EMSNaruto: Thank you very much, hopefully you'll like this one too.

Slytherin'sBlackUnicorn: I hope to keep you interested, they with good name.

Welp: You're right, Martians are shape-shifters. Martians have a lot more powers than just that. Shape shifting, walking through walls, invisibility, invulnerability, resistance to cold, flight, superhuman strength, durability, self-sustenance, multi-senses, tornado breath, breathing under water, and laser vision.

In case anyone was curious K'hym is actually canon DC. She's the Martian Manhunters dead daughter.


On my way to the village of foliage I learned some very important things.

I may have still had my mind, but my body was entirely human.

I couldn't regenerate, I couldn't walk through wall, disappear or see near as well as I used to. My lungs were weak and my senses dulled. I needed to eat to live, I couldn't lift heavy things using only my body.

Most importantly I couldn't sustain myself.

I needed food and water, and so resorted to stealing or 'suggesting' that stuff be given to me. It was irritating, infuriating. I was determined to change it.

In theory I could still shape shift, if I locked onto my body with my mind and forcibly changed the individual cells into what I wanted. I tried it, and nearly killed myself in the attempt. I wouldn't be doing it again.

All I had left was telepathy and telekinesis.

It served me well enough on my way to Konoha. That didn't mean I was any happier being lowered to the status of 'human', a war mongering breed of apes that were only good for television and vengeance seeking.

At least, that's what I had started to think by the time the tall gates of the village loomed above me.

It was almost worryingly easy to push the attention of the gate guards to someone else. All she had to do was stick close to a family that was already so large they were having trouble juggling all of their passports and papers. A little push of attention to the crying tot in the mothers arm, a tug towards the red face of the frustrated father. That was all it took to get into the village.

As I separated from the family out of view of the ninja I realized I had no idea what I was going to do once I was there. I wanted answers, I wanted to know how I got there and what was happening.
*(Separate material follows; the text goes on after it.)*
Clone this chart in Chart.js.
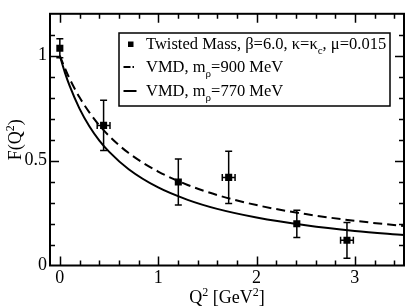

When I was, what I was to do now that I had no family and no Daiki.

I had spent weeks trooping from the sea to the middle of the forests, tricking and tugging people into sharing with me even when they didn't have much to share in the first place.

I didn't know what to do now that I was there.
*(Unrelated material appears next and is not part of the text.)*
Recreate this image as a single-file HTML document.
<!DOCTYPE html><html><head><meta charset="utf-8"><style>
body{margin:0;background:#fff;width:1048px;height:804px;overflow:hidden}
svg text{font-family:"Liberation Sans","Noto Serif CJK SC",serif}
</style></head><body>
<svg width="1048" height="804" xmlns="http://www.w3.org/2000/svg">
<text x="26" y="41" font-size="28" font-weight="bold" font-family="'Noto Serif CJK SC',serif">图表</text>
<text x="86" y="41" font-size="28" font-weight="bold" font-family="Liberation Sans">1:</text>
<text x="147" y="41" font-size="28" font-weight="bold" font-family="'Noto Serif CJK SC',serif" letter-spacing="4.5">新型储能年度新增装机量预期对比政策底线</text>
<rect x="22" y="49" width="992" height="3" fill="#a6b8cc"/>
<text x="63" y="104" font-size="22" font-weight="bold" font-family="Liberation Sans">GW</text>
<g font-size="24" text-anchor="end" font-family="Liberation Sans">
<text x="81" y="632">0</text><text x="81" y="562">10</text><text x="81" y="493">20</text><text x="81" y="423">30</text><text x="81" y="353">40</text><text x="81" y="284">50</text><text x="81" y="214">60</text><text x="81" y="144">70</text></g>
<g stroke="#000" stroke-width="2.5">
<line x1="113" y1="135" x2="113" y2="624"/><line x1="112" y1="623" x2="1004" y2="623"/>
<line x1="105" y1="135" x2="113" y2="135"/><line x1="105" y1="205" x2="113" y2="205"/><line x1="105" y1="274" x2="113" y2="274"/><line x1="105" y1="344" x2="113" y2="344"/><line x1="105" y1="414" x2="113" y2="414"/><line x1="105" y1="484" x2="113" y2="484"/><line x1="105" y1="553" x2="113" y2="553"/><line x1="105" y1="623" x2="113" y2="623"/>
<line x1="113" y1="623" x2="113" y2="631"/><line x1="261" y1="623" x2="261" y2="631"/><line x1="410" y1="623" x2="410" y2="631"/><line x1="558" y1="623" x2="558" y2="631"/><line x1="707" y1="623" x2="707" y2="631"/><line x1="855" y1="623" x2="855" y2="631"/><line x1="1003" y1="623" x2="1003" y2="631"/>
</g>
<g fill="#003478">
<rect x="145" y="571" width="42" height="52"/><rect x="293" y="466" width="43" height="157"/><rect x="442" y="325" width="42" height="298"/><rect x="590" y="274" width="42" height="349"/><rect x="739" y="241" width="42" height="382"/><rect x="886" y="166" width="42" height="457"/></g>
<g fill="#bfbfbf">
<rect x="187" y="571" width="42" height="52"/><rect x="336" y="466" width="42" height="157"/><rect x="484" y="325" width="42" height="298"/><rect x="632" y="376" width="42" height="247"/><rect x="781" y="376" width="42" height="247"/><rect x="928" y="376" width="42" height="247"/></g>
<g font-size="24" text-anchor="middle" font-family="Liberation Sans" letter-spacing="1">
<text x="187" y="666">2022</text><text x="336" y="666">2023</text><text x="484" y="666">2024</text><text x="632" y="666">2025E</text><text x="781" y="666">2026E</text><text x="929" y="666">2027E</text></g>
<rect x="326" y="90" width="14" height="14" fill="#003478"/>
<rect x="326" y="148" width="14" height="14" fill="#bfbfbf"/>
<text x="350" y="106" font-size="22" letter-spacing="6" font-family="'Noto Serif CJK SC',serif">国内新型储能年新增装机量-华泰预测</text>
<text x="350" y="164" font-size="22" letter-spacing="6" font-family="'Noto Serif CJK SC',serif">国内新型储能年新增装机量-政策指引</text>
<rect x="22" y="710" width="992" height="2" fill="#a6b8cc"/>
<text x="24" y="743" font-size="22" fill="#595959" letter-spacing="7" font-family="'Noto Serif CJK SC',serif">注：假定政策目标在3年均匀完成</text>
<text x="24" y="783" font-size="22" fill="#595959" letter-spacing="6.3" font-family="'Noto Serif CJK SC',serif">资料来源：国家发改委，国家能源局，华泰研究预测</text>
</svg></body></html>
There was the obvious answer of 'be a ninja' but I doubted I would make a good one. I didn't like hurting people. I was too much of an empath for it to work well. I couldn't be a ninja, really, it would end terribly. I couldn't kill someone.

I wasn't white after all.

Well, I glanced at my reflection with distaste as I passed a window. I wasn't.


I didn't really feel like risking my luck brainwashing ninja so I stuck to the civilian side of town for the rest of the week, finding a house that belonged to a man on vacation to the Land of Honey. He wouldn't be back for a while, seven months at least according to his neighbors, so I set up camp in his home.

I never turned lights on, never let anyone notice that I was there.

It was just a base, most of my time was spent in the library, sorting through books and scrolls that I probably shouldn't have had access to. I learned a little, about space –time ninja things and various concepts of reincarnation. None of it was something that I didn't already know or that I could find flaws in. Humans were so far behind the rest of the universe….

It was frustrating.

By the end of the third month I had given up on trying to get any help. I didn't even know what I was looking for.

A way home? Home was gone.

A life? I could get one.

Knowledge? I already knew most of that.

So what?

What do you do when your life has no purpose?